As I counted crumbling gdr guard towers on the train ride from Bitterfeld to Leipzig the evening after my tour of Solar Valley, my thoughts turned from Christian Puschmann’s boyish enthusiasm to the desperate edge I’d encountered during a recent visit to Windsor, Ontario. My host was a laid-off autoworker, a guy named Chris Holt. He was just a little older than Puschmann, I’d guess. He had two kids and a cozy house in the funky old part of town. Holt was one of only a few of his co-workers, he told me, who weren’t simply biding their time until the fix came in from enough levels of government to buy back some faded remnant of the city’s manufacturing glory. He was trying to build a green-minded grassroots revitalization movement in Windsor, but it had been slow going.

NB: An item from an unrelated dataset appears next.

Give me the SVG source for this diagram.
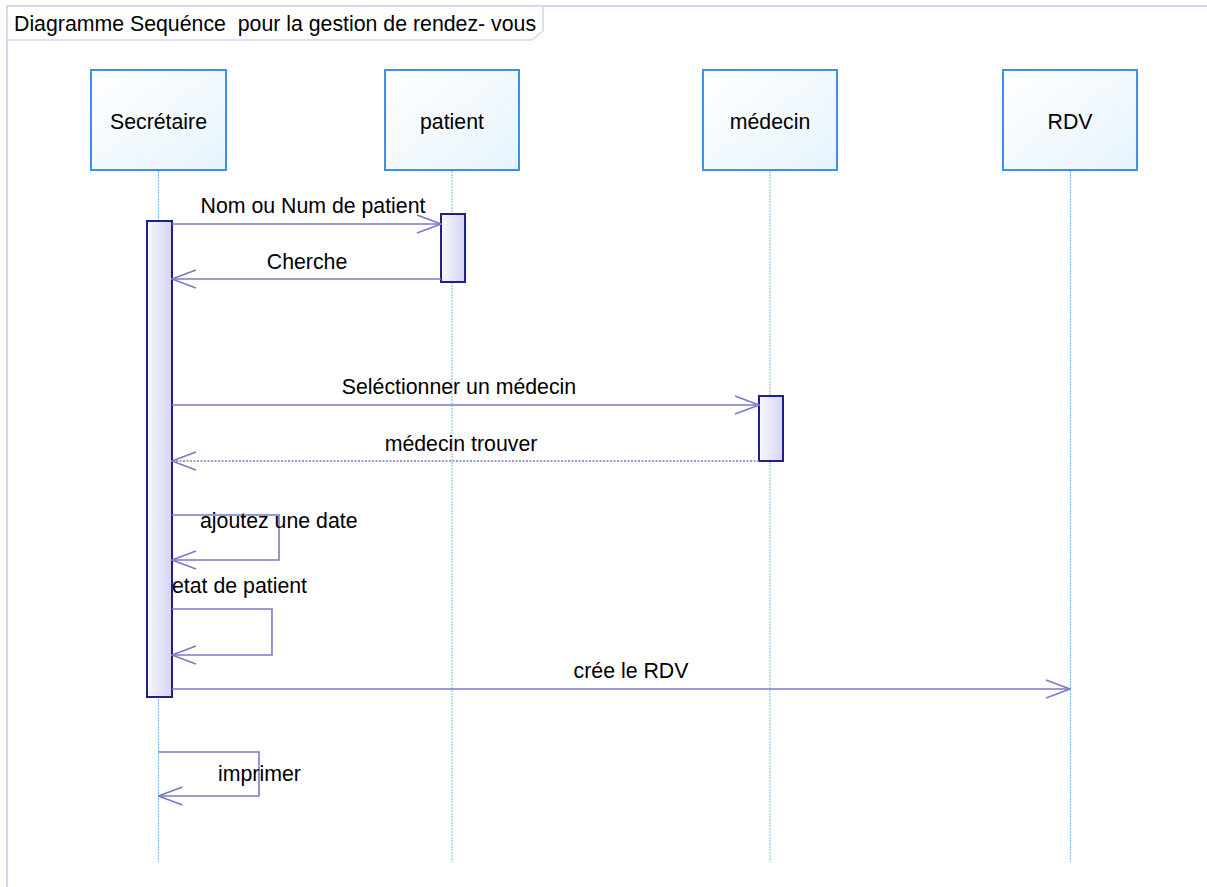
<svg xmlns="http://www.w3.org/2000/svg" width="1207" height="887" viewBox="0 0 1207 887">
  <defs>
    <linearGradient id="headFill" x1="0" y1="0" x2="1" y2="1">
      <stop offset="0" stop-color="#ffffff"/>
      <stop offset="1" stop-color="#e6f3fc"/>
    </linearGradient>
    <linearGradient id="actFill" x1="0" y1="0" x2="1" y2="0">
      <stop offset="0" stop-color="#f8f8ff"/>
      <stop offset="1" stop-color="#d4d4f4"/>
    </linearGradient>
    <marker id="open" viewBox="0 0 26 20" refX="25" refY="10" markerWidth="26" markerHeight="20" markerUnits="userSpaceOnUse" orient="auto">
      <path d="M1,1 L25,10 L1,19" fill="none" stroke="#7b7bc4" stroke-width="1.6"/>
    </marker>
    <style>
      text { font-family: "Liberation Sans", Arial, sans-serif; font-size: 21.3px; fill: #000; white-space: pre; }
      .frame { fill: none; stroke: #d4d4ee; stroke-width: 2; }
      .tab { fill: #fff; stroke: #d4d4ee; stroke-width: 1.5; }
      .head { fill: url(#headFill); stroke: #3d8ff0; stroke-width: 2; }
      .life { stroke: #7ab8f5; stroke-width: 1; stroke-dasharray: 2 1; }
      .act { fill: url(#actFill); stroke: #20208c; stroke-width: 2; }
      .msg { fill: none; stroke: #7b7bc4; stroke-width: 1.6; marker-end: url(#open); }
      .reply { stroke-dasharray: 2 1.5; }
      .mid { text-anchor: middle; }
    </style>
  </defs>

  <!-- diagram frame and title tab -->
  <g id="frame">
    <path class="frame" d="M7,887 V6 H1207"/>
    <path class="tab" d="M7,6 H543 V31 L532,40 H7 Z"/>
    <text x="14" y="31" xml:space="preserve">Diagramme Sequénce  pour la gestion de rendez- vous</text>
  </g>

  <!-- lifelines -->
  <g id="secretaire">
    <line class="life" x1="158.5" y1="171" x2="158.5" y2="862"/>
    <rect class="head" x="91" y="70" width="135" height="100"/>
    <text class="mid" x="158.5" y="129">Secrétaire</text>
    <rect class="act" x="147" y="221" width="25" height="476"/>
  </g>
  <g id="patient">
    <line class="life" x1="452" y1="171" x2="452" y2="862"/>
    <rect class="head" x="385" y="70" width="134" height="100"/>
    <text class="mid" x="452" y="129">patient</text>
    <rect class="act" x="441" y="214" width="24" height="68"/>
  </g>
  <g id="medecin">
    <line class="life" x1="770" y1="171" x2="770" y2="862"/>
    <rect class="head" x="703" y="70" width="134" height="100"/>
    <text class="mid" x="770" y="129">médecin</text>
    <rect class="act" x="759" y="396" width="24" height="65"/>
  </g>
  <g id="rdv">
    <line class="life" x1="1070.5" y1="171" x2="1070.5" y2="862"/>
    <rect class="head" x="1003" y="70" width="134" height="100"/>
    <text class="mid" x="1070" y="129">RDV</text>
  </g>

  <!-- messages -->
  <g id="connectors">
    <line class="msg" x1="172" y1="224" x2="441" y2="224"/>
    <line class="msg" x1="441" y1="279" x2="172" y2="279"/>
    <line class="msg" x1="172" y1="405" x2="759" y2="405"/>
    <line class="msg reply" x1="759" y1="461" x2="172" y2="461"/>
    <path class="msg" d="M172,515 H279 V560 H172"/>
    <path class="msg" d="M172,609 H272 V655 H172"/>
    <line class="msg" x1="172" y1="689" x2="1070" y2="689"/>
    <path class="msg" d="M158.5,752 H259 V796 H158.5"/>
  </g>

  <!-- message labels -->
  <g id="labels">
    <text class="mid" x="313" y="213">Nom ou Num de patient</text>
    <text class="mid" x="307" y="269">Cherche</text>
    <text class="mid" x="459" y="394">Seléctionner un médecin</text>
    <text class="mid" x="461" y="451">médecin trouver</text>
    <text x="200" y="528">ajoutez une date</text>
    <text x="172" y="593">etat de patient</text>
    <text class="mid" x="631" y="678">crée le RDV</text>
    <text x="218" y="781">imprimer</text>
  </g>
</svg>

As Canada geared up for an election this past fall, pretty much the last thing Stephen Harper did before dissolving Parliament was hand Ford an $80-million subsidy to reopen an engine assembly plant in Windsor. The leader of the Opposition, meanwhile, chose to base his campaign on a carbon tax. Two different strategies that went nowhere fast—a fitting symbol, perhaps, of a political culture stuck in the slow lane in an outmoded vehicle. I know that if I were hoping to send Canada racing toward a sustainable twenty-first-century economy, I’d want one of those sleek new German-engineered engines. I’d start off with a feed-in tariff. And if anyone asked why, I’d introduce them to Christian Puschmann.